Anyone looking for a sign of confidence and a hint that the United States was in the process of turning this disaster around would have been disappointed, even alarmed, by the performance of the US Defense Secretary and his top general at their first Pentagon briefing.
They took to their podiums for an operational update on the situation at the airport in Kabul to extract US citizens and thousands of other eligible people fleeing the Taliban.
They began with statements.
“Our troops in Kabul are taking high risk to accomplish that mission…” General Mark Milley said.
“Currently, the security situation at the airport is stable. However, there are threats we are closely monitoring… The Taliban are in and around the Kabul airport but not interfering with our operations.”

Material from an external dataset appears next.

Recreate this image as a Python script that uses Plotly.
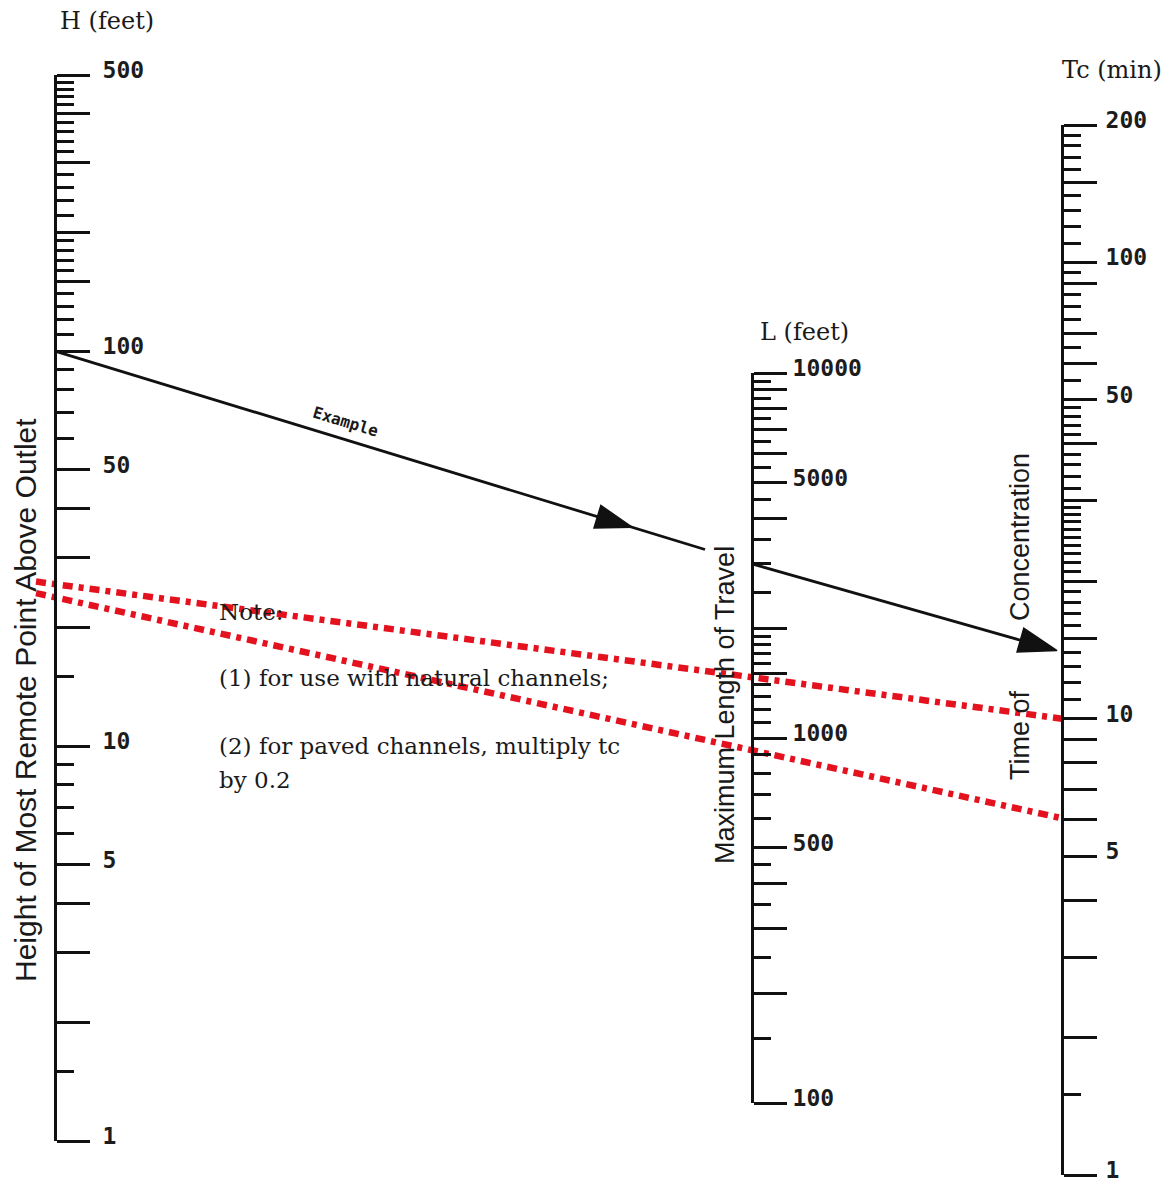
import math
import plotly.graph_objects as go

W, HGT = 1175, 1183
OFF = 8  # page body margin of the browser

# ---------------- data ----------------
H_LABELED = [1, 5, 10, 50, 100, 500]
H_MAJOR = [1, 2, 3, 4, 5, 10, 20, 30, 40, 50, 100, 150, 200, 300, 400, 500]
H_MINOR = [1.5, 6, 7, 8, 9, 15, 60, 70, 80, 90, 110, 120, 130, 140, 160, 170,
           180, 190, 220, 240, 260, 280, 320, 340, 360, 380, 420, 440, 460, 480]

L_LABELED = [100, 500, 1000, 5000, 10000]
L_MAJOR = [100, 200, 300, 400, 500, 1000, 1500, 2000, 4000, 5000, 6000, 7000,
           8000, 9000, 10000]
L_MINOR = [150, 250, 350, 450, 600, 700, 800, 900, 1100, 1200, 1300, 1400, 1600,
           1700, 1800, 1900, 2500, 3000, 3500, 4500, 5500, 6500, 7500, 8500, 9500]

TC_LABELED = [1, 5, 10, 50, 100, 200]
TC_MAJOR = [1, 2, 3, 4, 5, 6, 7, 8, 9, 10, 15, 20, 30, 40, 50, 60, 70, 90, 100,
            150, 200]
TC_MINOR = [1.5, 11, 12, 13, 14, 16, 17, 18, 19, 21, 22, 23, 24, 25, 26, 27, 28,
            29, 32, 34, 36, 38, 42, 44, 46, 48, 55, 65, 75, 80, 85, 95, 110, 120,
            130, 140, 160, 170, 180, 190]

EXAMPLE = {"H": 100, "L": 3000, "Tc": 14}
RED_LINES = [{"H": 25.7, "Tc": 10.0}, {"H": 23.8, "Tc": 6.05}]

# ---------------- scale geometry (pixels of the page) ----------------
SCALES = {
    "H": dict(axis="yaxis2", ref="y2", x=55, top=75, bottom=1141, lo=1, hi=500,
              major=H_MAJOR, minor=H_MINOR, labeled=H_LABELED, standoff=8),
    "L": dict(axis="yaxis3", ref="y3", x=752, top=373, bottom=1103, lo=100, hi=10000,
              major=L_MAJOR, minor=L_MINOR, labeled=L_LABELED, standoff=1),
    "Tc": dict(axis="yaxis4", ref="y4", x=1062, top=125, bottom=1175, lo=1, hi=200,
               major=TC_MAJOR, minor=TC_MINOR, labeled=TC_LABELED, standoff=4),
}


def fx(px):
    return (px - OFF) / W


def fy(py):
    return 1 - (py - OFF) / HGT


for s in SCALES.values():
    s["px"] = fx(s["x"])
    s["domain"] = [fy(s["bottom"]), fy(s["top"])]
    s["range"] = [math.log10(s["lo"]), math.log10(s["hi"])]


def to_paper(name, v):
    s = SCALES[name]
    d0, d1 = s["domain"]
    r0, r1 = s["range"]
    return d0 + (math.log10(v) - r0) / (r1 - r0) * (d1 - d0)


def along(p, q, xpx):
    xq = fx(xpx)
    t = (xq - p[0]) / (q[0] - p[0])
    return xq, p[1] + t * (q[1] - p[1])


fig = go.Figure()

INK = "#111111"
RED = "#e3121e"

# invisible carriers so that each scale axis is rendered
for name, s in SCALES.items():
    fig.add_trace(go.Scatter(x=[s["px"]] * len(s["major"]), y=s["major"],
                             xaxis="x", yaxis=s["ref"], mode="markers",
                             marker=dict(opacity=0, size=1), hoverinfo="skip",
                             showlegend=False))

# red dash-dot lines
for rl in RED_LINES:
    pH = (SCALES["H"]["px"], to_paper("H", rl["H"]))
    pT = (SCALES["Tc"]["px"], to_paper("Tc", rl["Tc"]))
    p0 = along(pH, pT, 36)
    fig.add_trace(go.Scatter(x=[p0[0], pH[0], pT[0]], y=[p0[1], pH[1], pT[1]],
                             mode="lines", xaxis="x", yaxis="y",
                             line=dict(color=RED, width=6.5, dash="10px,6px,5px,6px"),
                             hoverinfo="skip", showlegend=False))

# example line
pH = (SCALES["H"]["px"], to_paper("H", EXAMPLE["H"]))
pL = (SCALES["L"]["px"], to_paper("L", EXAMPLE["L"]))
pT = (SCALES["Tc"]["px"], to_paper("Tc", EXAMPLE["Tc"]))
pa = along(pH, pL, 632)
pg = along(pH, pL, 705)
pe = along(pL, pT, 1057)
fig.add_trace(go.Scatter(x=[pH[0], pa[0], pg[0]], y=[pH[1], pa[1], pg[1]],
                         mode="lines+markers", xaxis="x", yaxis="y",
                         line=dict(color=INK, width=2.8),
                         marker=dict(symbol=["circle", "arrow", "circle"],
                                     size=[0, 38, 0], color=INK, opacity=1,
                                     angleref="previous",
                                     line=dict(width=1.5, color=INK)),
                         hoverinfo="skip", showlegend=False))
fig.add_trace(go.Scatter(x=[pL[0], pe[0]], y=[pL[1], pe[1]],
                         mode="lines+markers", xaxis="x", yaxis="y",
                         line=dict(color=INK, width=2.8),
                         marker=dict(symbol=["circle", "arrow"], size=[0, 40],
                                     color=INK, opacity=1, angleref="previous",
                                     line=dict(width=1.5, color=INK)),
                         hoverinfo="skip", showlegend=False))

layout = dict(
    width=W, height=HGT,
    margin=dict(l=0, r=0, t=0, b=0),
    paper_bgcolor="white", plot_bgcolor="rgba(0,0,0,0)",
    showlegend=False,
    xaxis=dict(domain=[0, 1], range=[0, 1], visible=False, fixedrange=True),
    yaxis=dict(domain=[0, 1], range=[0, 1], visible=False, fixedrange=True),
)
for name, s in SCALES.items():
    layout[s["axis"]] = dict(
        type="log", domain=s["domain"], range=s["range"], anchor="free",
        position=s["px"], side="right", showgrid=False, zeroline=False,
        showline=True, linecolor=INK, linewidth=3,
        ticks="outside", ticklen=33, tickwidth=3.2, tickcolor=INK,
        tickmode="array", tickvals=s["major"],
        ticktext=[str(v) if v in s["labeled"] else "" for v in s["major"]],
        tickfont=dict(family="DejaVu Sans Mono", size=23, color="#1c1c1c",
                      weight="bold"),
        ticklabelstandoff=s["standoff"], ticklabelshift=-5,
        minor=dict(tickmode="array", tickvals=s["minor"], ticks="outside",
                   ticklen=17, tickwidth=3, tickcolor=INK, showgrid=False),
        automargin=False, fixedrange=True,
    )
fig.update_layout(**layout)

SERIF = "DejaVu Serif"
SANS = "Liberation Sans"


def txt(x, y, text, size, family=SERIF, angle=0, xanchor="center",
        color="#1a1a1a", weight="normal"):
    fig.add_annotation(x=fx(x), y=fy(y), xref="paper", yref="paper",
                       text=text, showarrow=False, textangle=angle,
                       xanchor=xanchor, yanchor="middle", borderpad=0,
                       font=dict(family=family, size=size, color=color,
                                 weight=weight))


txt(107, 21, "H (feet)", 24)
txt(804, 332, "L (feet)", 24)
txt(1112, 70, "Tc (min)", 24)

txt(25, 700, "Height of Most Remote Point Above Outlet", 30, SANS, -90)
txt(725, 705, "Maximum Length of Travel", 27, SANS, -90)
txt(1020, 537, "Concentration", 27, SANS, -90)
txt(1020, 735, "Time of", 27, SANS, -90)

txt(345, 421, "Example", 16, "DejaVu Sans Mono", 17, weight="bold")

txt(218, 612, "Note:", 23, xanchor="left")
txt(218, 678, "(1) for use with natural channels;", 23, xanchor="left")
txt(218, 746, "(2) for paved channels, multiply tc", 23, xanchor="left")
txt(218, 780, "by 0.2", 23, xanchor="left")

fig.write_html("out.html")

Then a key point: “Through the State Department, the Taliban are facilitating safe passage to the airport for American citizens, that is, U.S. Passport holders….”
Interestingly in the embargoed text of the speech we had received before he delivered it, the word “facilitating” had read “guaranteeing”.
A subtle but intriguing change, because this entire mission, the safety of so many thousands of people and the recovery of America’s reputation rests on cooperation with the Taliban – the enemy for over two decades.
Then the questioning began. And this was where things got very uncomfortable.
Neither men was able to answer repeated questions about how they planned to extract the thousands of American citizens and other foreigners including Afghans who had formed part of the US mission in Afghanistan since 2001.
“Were the US troops able to go beyond the perimeter of the airport?” they were asked. It was the key question given that the assurances of safe passage by the Taliban do not appear to match the facts on the ground.
Defence Secretary Lloyd Austin was blunt. “The forces are there to secure the airport,” he said. “I don’t want to detract from that… we will continue to coordinate and deconflate with the Taliban to facilitate the flows.”
And then the killer line: “We don’t have the capacity to go out and collect Americans.”
On a domestic political perspective alone this is deeply damaging for President Biden.
Former President Trump is already making a huge, predictable and understandable fuss about it.
But beyond domestic politics, the lack of confidence these two men were able to display marks a deeply troubling moment for American leadership.